No intelligence showed this. And there couldn’t be, given how outlandish this assertion was. Ultimately, White House Press Secretary Karoline Leavitt gave away the game when she said, “The president had a feeling, again, based on fact, that Iran was going to strike the US.” A feeling. This war was kick-started on a vibe.
It seems too obvious to mention, but in this case it ought to be said: It’s reckless to attack another country on a hunch. But that’s what Trump has admitted doing. And on Thursday, Hegseth added a Christian nationalist twist to the war, noting it was an “essential test” of “[w]hether our nations will be—and remain—Western nations with distinct characteristics—Christian nations under God.” So does this give the war a Crusades-ish justification?
Trump’s administration has also demonstrated it engaged in no serious planning for the postwar period. It was not prepared to evacuate Americans from countries that would become targets of Iranian retaliation. And it didn’t bother to think much about what would occur in Iran after the fall of the regime. Trump and his advisers explicitly rejected the Pottery Barn rule: You break it, you own it. They recoiled at the idea of nation building, which didn’t fare well in Iraq and ultimately failed in Afghanistan.
This showed they didn’t give damn about what might transpire in Iraq—a country of 93 million people and four times the size of California—after it was pummeled by US and Israeli forces. Trump initially encouraged the Iranian people to revolt, but then he offered no support and dropped that exhortation. And his administration had no idea what to do about achieving stability in the country once it annihilated the ruling government. The attitude was, let there be chaos or whatever. If a better government emerges, we can take credit for that. If something worse ensues, we can say it’s not our fault. Trump was not going to assume responsibility for the consequences.

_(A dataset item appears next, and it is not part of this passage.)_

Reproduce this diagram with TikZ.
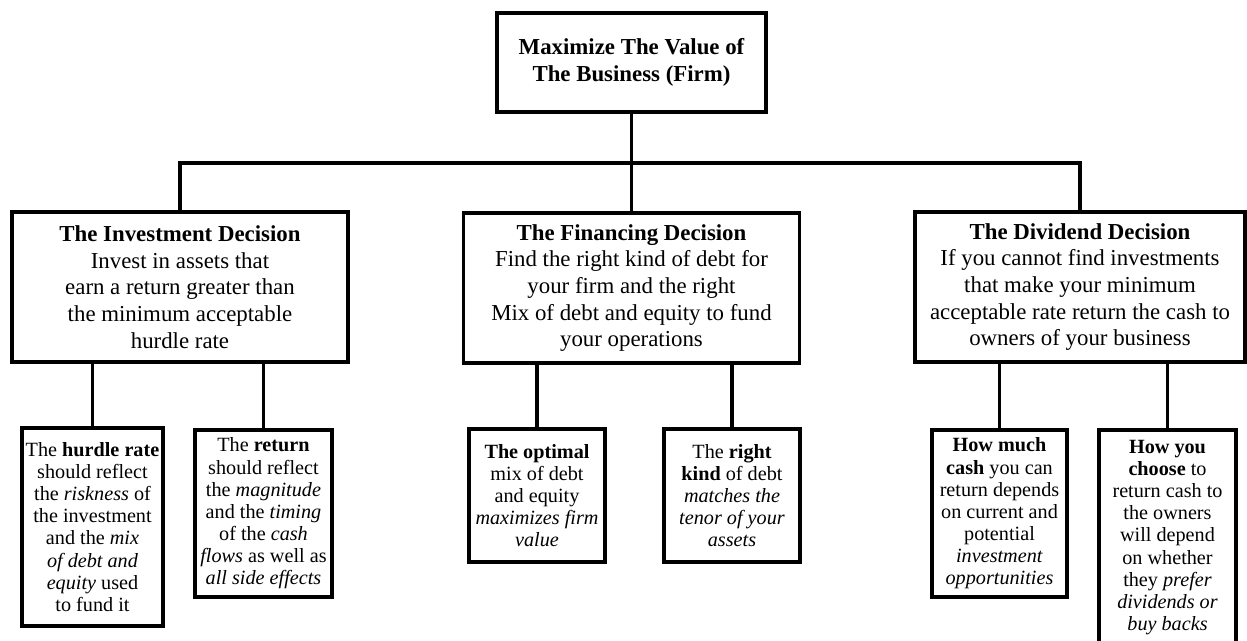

During a phone call with Trump on Thursday, ABC News’ Jonathan Karl asked what comes after the military operation. Trump replied, “Forget about next. They are decimated for a 10-year period before they could build it back.” This glib response shows that Trump and his posse haven’t considered what might happen within Iran and within the region should the country collapse, split into warring factions, or decide to seek revenge through terrorism or the production and use of a dirty bomb or other nuclear weapons. (At the start of Trump’s second stint, the White House shifted resources and agents from the FBI’s Joint Terrorism Task Force, which investigates international and domestic threats, to Trump’s immigration crackdown.)

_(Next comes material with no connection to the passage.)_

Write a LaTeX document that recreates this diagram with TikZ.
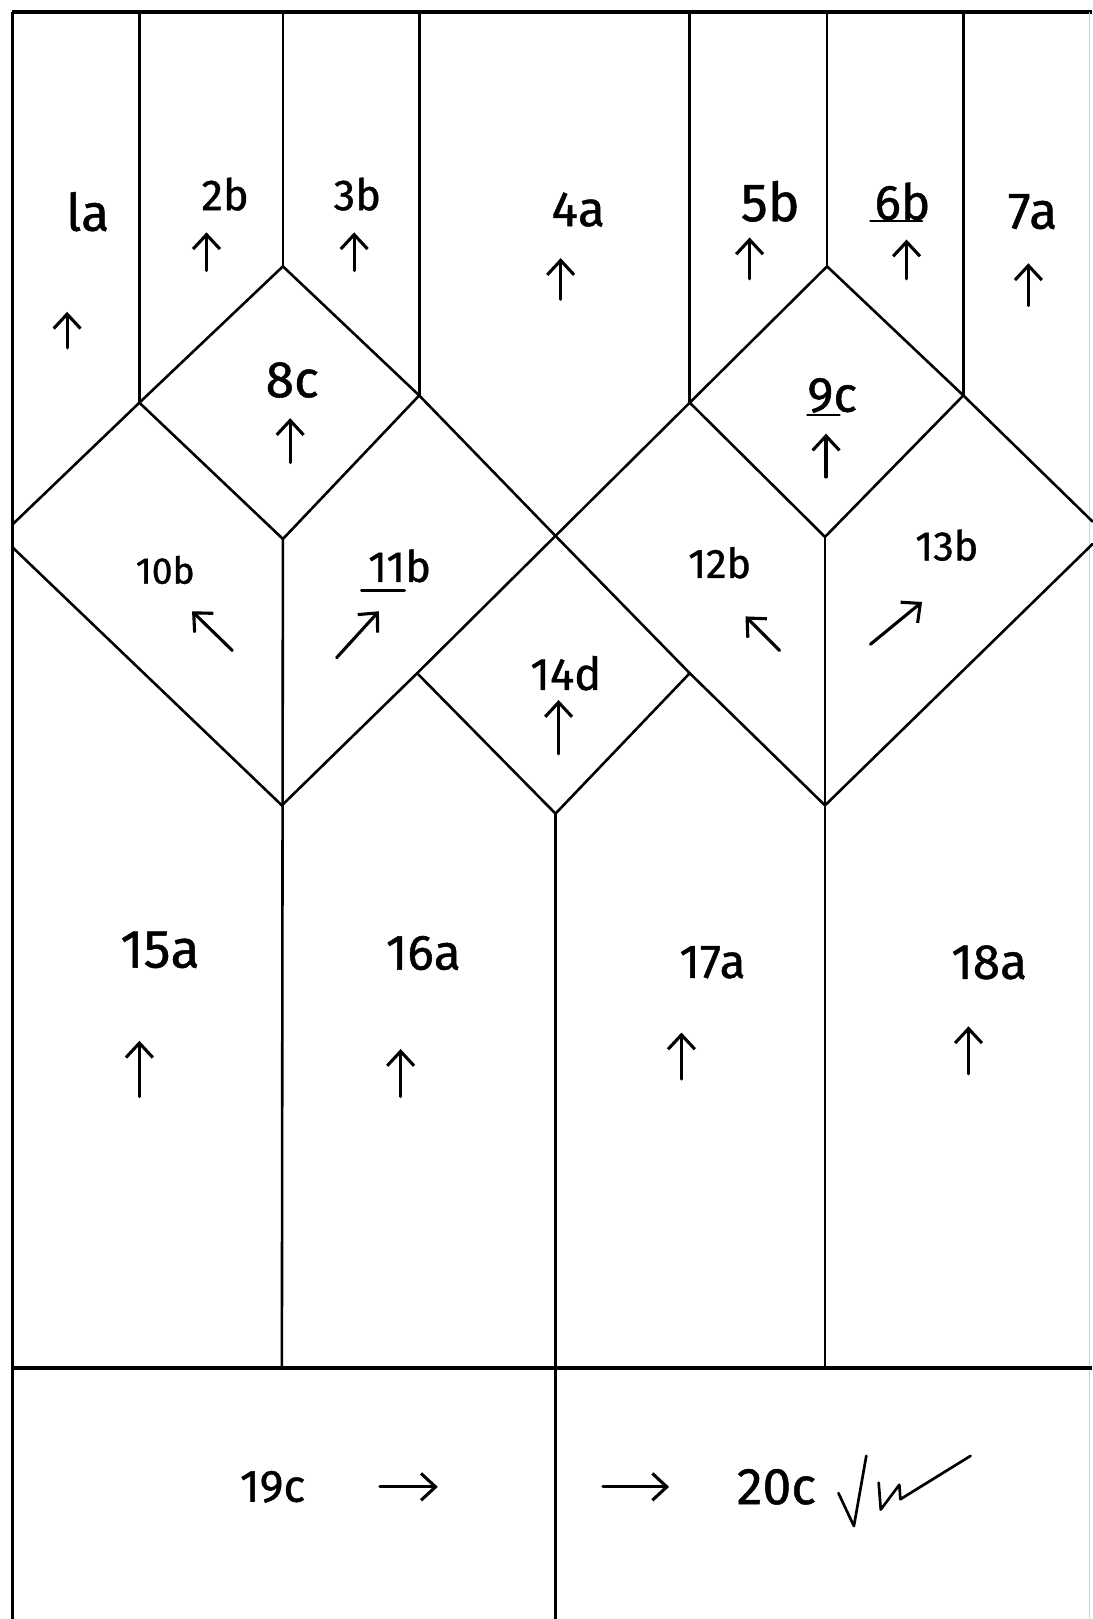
\documentclass[tikz,border=0pt]{standalone}
\usepackage{fontspec}
\newfontfamily\hand{Fira Sans}[FakeBold=0.9]
\usetikzlibrary{arrows.meta}
\begin{document}
\begin{tikzpicture}[x=1pt,y=-1pt,
  seam/.style={line width=2.5pt, line join=round, line cap=round},
  frame/.style={line width=3.8pt},
  lbl/.style={inner sep=0pt, font=\hand\fontsize{#1}{#1}\selectfont},
  lbl/.default=44,
  grain/.style={line width=3pt, line cap=round, -{Straight Barb[length=14pt,width=26pt,line width=3pt]}},
  uline/.style={line width=2.6pt, line cap=round}
]
\useasboundingbox (0,0) rectangle (1058,1568);
\fill[white] (0,0) rectangle (1058,1568);

% vertices
\coordinate (TL) at (12,12);
\coordinate (TR) at (1058,12);
\coordinate (BL) at (12,1568);
\coordinate (DL) at (12,1325);
\coordinate (DR) at (1058,1325);
\coordinate (A1) at (135,12);  \coordinate (A1b) at (135,390);
\coordinate (A2) at (274,12);  \coordinate (A2b) at (274,258);
\coordinate (A3) at (406,12);  \coordinate (A3b) at (406,383);
\coordinate (A4) at (668,12);  \coordinate (A4b) at (668,390);
\coordinate (A5) at (801,12);  \coordinate (A5b) at (801,258);
\coordinate (A6) at (933,12);  \coordinate (A6b) at (933,383);
\coordinate (D8) at (274,522);
\coordinate (D9) at (799,520);
\coordinate (LL1) at (12,508);
\coordinate (LL2) at (12,530);
\coordinate (RR1) at (1058,505);
\coordinate (RR2) at (1058,527);
\coordinate (V1) at (273,780);
\coordinate (V3) at (799,780);
\coordinate (X) at (538,519);
\coordinate (Q1) at (404,652);
\coordinate (Q2) at (668,652);
\coordinate (Q3) at (538,788);
\coordinate (B1) at (273,1325);
\coordinate (B2) at (538,1568);
\coordinate (B3) at (799,1325);

% frame
\draw[frame] (TL) -- (TR);
\draw[line width=2.8pt] (TL) -- (BL);
\draw[line width=1.2pt, black!18] (1055,12) -- (1055,1568);
\draw[frame] (DL) -- (DR);

% top strips
\draw[seam] (A1) -- (A1b);
\draw[seam] (A2) -- (A2b);
\draw[seam] (A3) -- (A3b);
\draw[seam] (A4) -- (A4b);
\draw[seam] (A5) -- (A5b);
\draw[seam] (A6) -- (A6b);

% diamonds 8c and 9c
\draw[seam] (A2b) -- (A1b) -- (D8) -- (A3b) -- cycle;
\draw[seam] (A5b) -- (A4b) -- (D9) -- (A6b) -- cycle;

% outer diagonals
\draw[seam] (A1b) -- (LL1);
\draw[seam] (LL2) -- (V1);
\draw[seam] (A6b) -- (RR1);
\draw[seam] (RR2) -- (V3);

% long crossing diagonals
\draw[seam] (A3b) -- (X) -- (Q2) -- (V3);
\draw[seam] (A4b) -- (X) -- (Q1) -- (V1);

% diamond 14d lower edges
\draw[seam] (Q1) -- (Q3) -- (Q2);

% verticals below
\draw[seam] (D8) -- (B1);
\draw[seam] (D9) -- (B3);
\draw[seam] (Q3) -- (B2);

% labels
\node[lbl=50] (l1) at (85,205) {la};
\node[lbl=42] (l2) at (218,188) {2b};
\node[lbl=42] (l3) at (346,188) {3b};
\node[lbl=48] (l4) at (560,203) {4a};
\node[lbl=52] (l5) at (746,195) {5b};
\node[lbl=48] (l6) at (874,195) {6b};
\node[lbl=50] (l7) at (1000,205) {7a};
\node[lbl=50] (l8) at (283,368) {8c};
\node[lbl=48] (l9) at (806,383) {9c};
\node[lbl=36] (l10) at (160,552) {10b};
\node[lbl=42] (l11) at (387,548) {11b};
\node[lbl=40] (l12) at (697,545) {12b};
\node[lbl=40] (l13) at (917,528) {13b};
\node[lbl=44] (l14) at (548,652) {14d};
\node[lbl=52] (l15) at (155,920) {15a};
\node[lbl=48] (l16) at (410,923) {16a};
\node[lbl=46] (l17) at (690,932) {17a};
\node[lbl=48] (l18) at (958,932) {18a};
\node[lbl=44] (l19) at (264,1440) {19c};
\node[lbl=50] (l20) at (752,1440) {20c};

% underlines
\draw[uline] (843,214) -- (893,214);
\draw[uline] (782,402) -- (813,402);
\draw[uline] (350,572) -- (392,572);

% grain arrows
\draw[grain] (65,337) -- (65,302);
\draw[grain] (200,262) -- (200,225);
\draw[grain] (343,262) -- (343,225);
\draw[grain] (543,290) -- (543,250);
\draw[grain] (726,270) -- (726,230);
\draw[grain] (878,270) -- (878,232);
\draw[grain] (996,296) -- (996,255);
\draw[grain] (281,448) -- (281,405);
\draw[grain] (800,462) -- (800,420);
\draw[grain] (225,630) -- (186,592);
\draw[grain] (326,637) -- (367,592);
\draw[grain] (755,630) -- (722,597);
\draw[grain] (843,624) -- (893,583);
\draw[grain] (541,730) -- (541,678);
\draw[grain] (135,1062) -- (135,1008);
\draw[grain] (388,1062) -- (388,1016);
\draw[grain] (660,1045) -- (660,1000);
\draw[grain] (938,1040) -- (938,994);
\draw[grain] (368,1440) -- (424,1440);
\draw[grain] (584,1440) -- (648,1440);

% check mark
\draw[line width=2.6pt, line cap=round, line join=round] (812,1446) -- (827,1478) -- (839,1410);
\draw[line width=2.6pt, line cap=round, line join=round] (851,1436) -- (853,1462) -- (871,1438) -- (872,1452) -- (940,1410);
\end{tikzpicture}
\end{document}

Trump’s overall approach is that he doesn’t care. Not about the American people. He didn’t bother to inform them of his intentions or establish a public discourse, and he bypassed Congress, violating the Constitution. Not about the Iranian people. His message to them is you’re on your own. Not about other nations in the region. He says to them, good luck, guys. Not about US allies. He didn’t engage them before taking this impulsive action. When asked whether Americans should fear retaliatory attacks at home, he replied, “I guess so.” He added: “Like I said, some people will die. When you go to war, some people will die.”